ELECTRONIC GAINS APLENTY
New state-of-the-art parlour electronic systems are reducing milking times and easing management on two Welsh dairy units.
Robert Davies reports
NEW parlour electronics installed at a farm on the England/Wales border have improved feeding efficiency and greatly reduced operator stress.
"I enjoy milking again and have no worries when a relief milker takes over," says John Radford, who milks 95 cows though a modified 8:16 herringbone at Lower House Farm, Llanymynech.
"Our investment in electronic cow identification and feed control lets me feed the cows more accurately than with our inefficient old manual system. It also means I no longer have to walk miles struggling to read cow numbers in our narrow parlour."
The £9000 system, installed in 1996, was manufactured by Agricultural Technology Ltd (ATL), Newmarket, Suffolk. The microprocessor-based control unit manages parlour feeding and milk yield recording. It also stores animal health information, and can be connected to a standard personal computer. This allows two-way data exchange.
Cow identification can be manual or through the use of lightweight ear-tag transponders. These derive their power from the magnetic field generated by the antenna fitted to each stall.
The ATL system differs from others on the market because it does not require a separate reader for each antenna.
A unique electronic interface, which the company calls DABS, or dynamic antenna balancing and selection, allows up to 1000 antenna to be read by a single unit, reducing system cost. Each stall is scanned in turn and feed is not released until the one ahead is occupied, and the cow has been recognised and fed.
Cows quickly learn that they will not receive concentrate unless they move to the next available standing, which ensures a free flow through the parlour. The pre-determined level of feed is dispensed when the transponder is read. When a new tag, or one from a cow no longer in the herd, is read the operator is warned and uses a keypad to link the tag to data about the animal in the computer.
"The next time she enters the parlour she will be recognised automatically. It is a simple system and means that tags can be reused. There have been no problems and I can leave a relief milker in charge with complete confidence. Spending an extra £4000 on auto ID and 120 transponders was not a luxury. It was a necessary way of easing stress on me, and improving feeding accuracy." Before the change rolling average yield was 6500 litres a cow, of which 1932 litres came from forage. It is now 7300 litres, including 3000 from forage. Margins over purchased feeds have increased from £1300 a cow to £1438. Milk quality has also improved.

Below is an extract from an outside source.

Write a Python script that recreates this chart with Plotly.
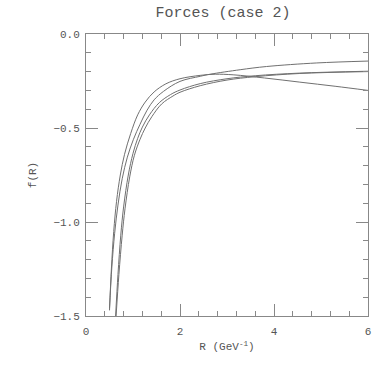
import plotly.graph_objects as go

# ---------- Data ----------

r_a = [0.50, 0.54, 0.59, 0.65, 0.73, 0.82, 0.95, 1.10, 1.26, 1.45, 1.70, 2.00, 2.43, 2.75, 3.13, 3.80, 4.55, 5.30, 6.00]
f_a = [-1.47, -1.25, -1.05, -0.89, -0.75, -0.64, -0.53, -0.43, -0.362, -0.308, -0.265, -0.238, -0.220, -0.214, -0.217, -0.234, -0.256, -0.278, -0.300]

r_b = [0.50, 0.55, 0.61, 0.68, 0.77, 0.88, 1.01, 1.15, 1.30, 1.45, 1.65, 2.00, 2.43, 2.64, 3.28, 3.84, 4.91, 6.00]
f_b = [-1.46, -1.24, -1.06, -0.91, -0.77, -0.655, -0.56, -0.48, -0.405, -0.350, -0.305, -0.252, -0.225, -0.214, -0.190, -0.173, -0.154, -0.144]

r_c = [0.63, 0.68, 0.74, 0.80, 0.90, 1.00, 1.10, 1.20, 1.35, 1.56, 1.80, 2.00, 2.43, 3.00, 3.60, 4.55, 6.00]
f_c = [-1.50, -1.28, -1.07, -0.92, -0.75, -0.635, -0.555, -0.495, -0.43, -0.365, -0.322, -0.298, -0.264, -0.238, -0.222, -0.208, -0.198]

r_d = [0.64, 0.70, 0.77, 0.83, 0.93, 1.03, 1.15, 1.26, 1.40, 1.61, 1.85, 2.00, 2.43, 3.00, 3.60, 4.55, 6.00]
f_d = [-1.50, -1.28, -1.07, -0.93, -0.76, -0.645, -0.56, -0.50, -0.44, -0.372, -0.330, -0.310, -0.275, -0.245, -0.227, -0.210, -0.200]

curves = [(r_a, f_a), (r_b, f_b), (r_c, f_c), (r_d, f_d)]

# ---------- Plotting ----------

FONT = "Liberation Mono"
TXT = '#555555'
AX = '#888888'

fig = go.Figure()
for rr, ff in curves:
    fig.add_trace(go.Scatter(
        x=rr, y=ff, mode='lines', line_shape='spline',
        line=dict(color='#707070', width=1), showlegend=False, hoverinfo='skip'
    ))

axis_common = dict(
    showgrid=False, zeroline=False, showline=True, linecolor=AX, linewidth=1,
    mirror='allticks', ticks='inside', ticklen=12, tickcolor=AX,
    tickfont=dict(family=FONT, size=11, color=TXT),
)

fig.update_layout(
    title=dict(text='Forces (case 2)', x=0.575, xanchor='center', y=0.969, yanchor='middle',
               font=dict(family=FONT, size=15, color=TXT)),
    xaxis=dict(range=[0, 6], tickvals=[0, 2, 4, 6], ticktext=['0', '2', '4', '6'],
               ticklabelstandoff=5,
               minor=dict(dtick=0.4, tick0=0, ticks='inside', ticklen=5, tickcolor=AX),
               title=dict(text='R (GeV<sup>-1</sup>)', standoff=5,
                          font=dict(family=FONT, size=11, color=TXT)),
               **axis_common),
    yaxis=dict(range=[-1.5, 0], tickvals=[0, -0.5, -1.0, -1.5], tickformat='.1f',
               ticklabelstandoff=3,
               minor=dict(dtick=0.1, tick0=0, ticks='inside', ticklen=5, tickcolor=AX),
               title=dict(text='f(R)', standoff=14,
                          font=dict(family=FONT, size=11, color=TXT)),
               **axis_common),
    margin=dict(l=86, r=20, t=34, b=72),
    width=388, height=388,
    paper_bgcolor='white', plot_bgcolor='white',
)

fig.write_html("out.html", config={'displayModeBar': False},
               post_script="document.body.style.margin='0';")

"Not all the gains are a result of the new electronics. We are trying hard to improve all aspects of feeding and management. But we now know that we are getting the right amount of feed to the right cow, every time. Cows are more relaxed and I finish a milking feeling fresh rather than tired."
• Cow ear-tags plus antenna at each stall.
• No separate reader for each antenna.
• 1000 antenna read by one unit, reducing cost.
New parlour electronics – including electronic ear-tag transponders and antenna fitted to each stall – have made milking easier for John Radford.